A nau busca o destino. Sinto frio. Um frio na alma, dentro de um corpo que traz marcas de tatuagens de serpentes e corações de mães. Alma que transborda emoções que não se contentam em estar ali, querem voar.
A placa presa no bico de uma impávida gaivota anuncia: “Leblon à esquerda”. Instintivamente giro o leme para onde a seta aponta. Lá é a minha ilha, penso, depois de tanto tempo nela aportarei outra vez. À frente, o mar. À esquerda, o canal do Jardim de Alá. À direita, o canal da Rua Visconde de Albuquerque. Atrás, a lagoa Rodrigo de Freitas. No meio, um dos meus passados. E lá nesse meio um filho, o mais velho.         
Recebo-o na sala do apartamento onde passarei os próximos trinta dias. Ele olha ao redor e, súbito, seus olhos estancam na garrafa de Fernet Branca, minha bebida amarga, forte e favorita desde sempre. “Pai, essa garrafa já estava aqui ou foi você quem trouxe? Eu me lembro desse desenho no rótulo, dessa águia. Puxa vida, pai, já faz tanto tempo, como é que eu ainda me lembro?” O que responder? Não tem resposta não, filho. Você não esqueceu. Só isso. Quando deixei a ilha, filho, você era bem pequeno, passeávamos na calçada, íamos à praia, você e sua camisa do Flamengo, lembra? E o dia em que você corria sozinho pela beira d`água e uma onda o derrubou, lembra? Lá atrás, tentei voar para alcançá-lo. Seu pai não sabe voar, filho. Quando deixei essa ilha, filho, você me acompanhava por botecos que me serviam a cerveja que prenunciava a partida.

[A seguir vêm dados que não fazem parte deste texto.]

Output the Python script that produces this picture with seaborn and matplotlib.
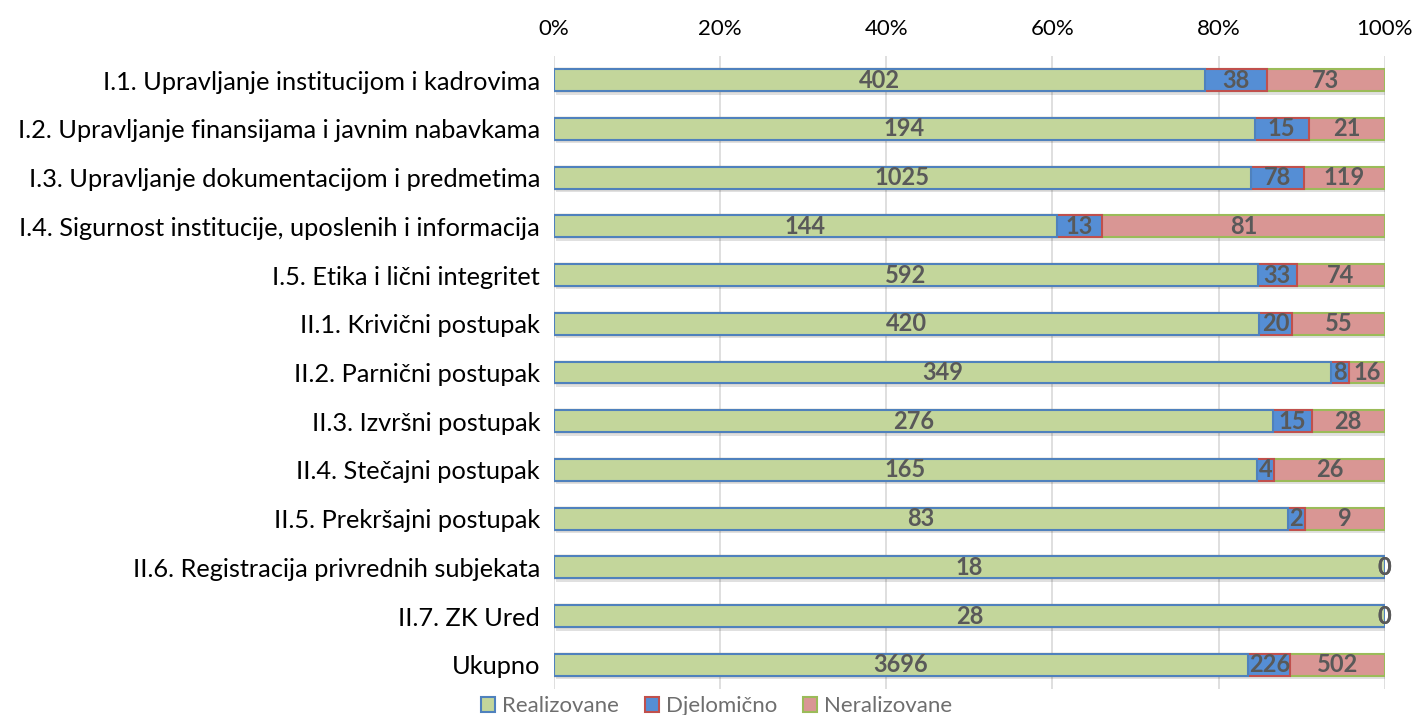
import numpy as np
import pandas as pd
import matplotlib
matplotlib.use("Agg")
import matplotlib.pyplot as plt
import matplotlib.patheffects as pe
import seaborn as sns
from matplotlib.patches import Patch
from matplotlib.ticker import PercentFormatter

categories = [
    "I.1. Upravljanje institucijom i kadrovima",
    "I.2. Upravljanje finansijama i javnim nabavkama",
    "I.3. Upravljanje dokumentacijom i predmetima",
    "I.4. Sigurnost institucije, uposlenih i informacija",
    "I.5. Etika i lični integritet",
    "II.1. Krivični postupak",
    "II.2. Parnični postupak",
    "II.3. Izvršni postupak",
    "II.4. Stečajni postupak",
    "II.5. Prekršajni postupak",
    "II.6. Registracija privrednih subjekata",
    "II.7. ZK Ured",
    "Ukupno",
]
realizovane = [402, 194, 1025, 144, 592, 420, 349, 276, 165, 83, 18, 28, 3696]
djelomicno = [38, 15, 78, 13, 33, 20, 8, 15, 4, 2, 0, 0, 226]
neralizovane = [73, 21, 119, 81, 74, 55, 16, 28, 26, 9, 0, 0, 502]
series_names = ["Realizovane", "Djelomično", "Neralizovane"]

df = pd.DataFrame({"cat": categories, "r": realizovane, "d": djelomicno, "n": neralizovane})
tot = df[["r", "d", "n"]].sum(axis=1)
df["c1"] = df["r"] / tot * 100
df["c2"] = (df["r"] + df["d"]) / tot * 100
df["c3"] = (df["r"] + df["d"] + df["n"]) / tot * 100

faces = ["#C3D69B", "#558ED5", "#D99694"]
edges = ["#4F81BD", "#C0504D", "#9BBB59"]

plt.rcParams["font.family"] = ["Lato", "DejaVu Sans"]
fig = plt.figure(figsize=(14.13, 7.15), dpi=100)
ax = fig.add_axes([0.392, 0.036, 0.588, 0.886])

# stacked by overlaying cumulative bars, widest first
shadow = [pe.SimplePatchShadow(offset=(1.5, -2.5), shadow_rgbFace="#000000", alpha=0.12), pe.Normal()]
for k, (col, fc, ec) in enumerate([("c3", faces[2], edges[2]), ("c2", faces[1], edges[1]), ("c1", faces[0], edges[0])]):
    sns.barplot(data=df, x=col, y="cat", orient="h", color=fc, edgecolor=ec,
                linewidth=1.5, width=0.45, saturation=1, ax=ax, zorder=3)
    if k == 0:
        for p in ax.patches:
            p.set_path_effects(shadow)

ax.set_xlim(0, 100)
ax.set_ylim(len(categories) - 0.5, -0.5)
ax.xaxis.set_major_formatter(PercentFormatter(decimals=0))
ax.set_xticks(np.arange(0, 101, 20))
ax.xaxis.tick_top()
ax.tick_params(axis="both", length=0, colors="black")
ax.tick_params(axis="x", labelsize=16, pad=12)
ax.tick_params(axis="y", labelsize=18.3, pad=10)
ax.grid(axis="x", color="#D9D9D9", linewidth=1.2, zorder=0)
ax.set_axisbelow(True)
for s in ax.spines.values():
    s.set_visible(False)
ax.set_xlabel("")
ax.set_ylabel("")

for i, row in df.iterrows():
    for v, lo, hi in [(row["r"], 0, row["c1"]), (row["d"], row["c1"], row["c2"]), (row["n"], row["c2"], row["c3"])]:
        ax.text((lo + hi) / 2, i, f"{v}", ha="center", va="center", fontsize=17,
                fontweight="bold", color="#595959", zorder=5)

handles = [Patch(facecolor=f, edgecolor=e, linewidth=1.5) for f, e in zip(faces, edges)]
fig.legend(handles, series_names, loc="lower center", bbox_to_anchor=(0.507, -0.03), ncol=3,
           frameon=False, fontsize=16, labelcolor="#6E6E6E", handlelength=0.65, handleheight=0.65,
           handletextpad=0.3, columnspacing=1.15)

fig.savefig("out.png", dpi=100)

Hoje fomos beber chope no seu bar, servido pelo seu garçom. Andamos pelas ruas da sua ilha, filho. As noites do Leblon, filho, agora são suas. Você as conquistou com sua maioridade e sabedoria.
Leve-me por aí, mostre-me o que já conheci, lembre-me do que nunca esqueci, faça-me voltar o tempo de quando nos separamos, diga-me que nada foi em vão. Enquanto minha nau estiver aportada nessa ilha, filho, será como a volta do passado ao seu porto. Serei, por um breve tempo, um ilhéu antigo. Falarei sua língua, sentirei seu tempo passar e me permitirei lembranças boas e más. Serão as lembranças que levarei quando eu voltar a partir.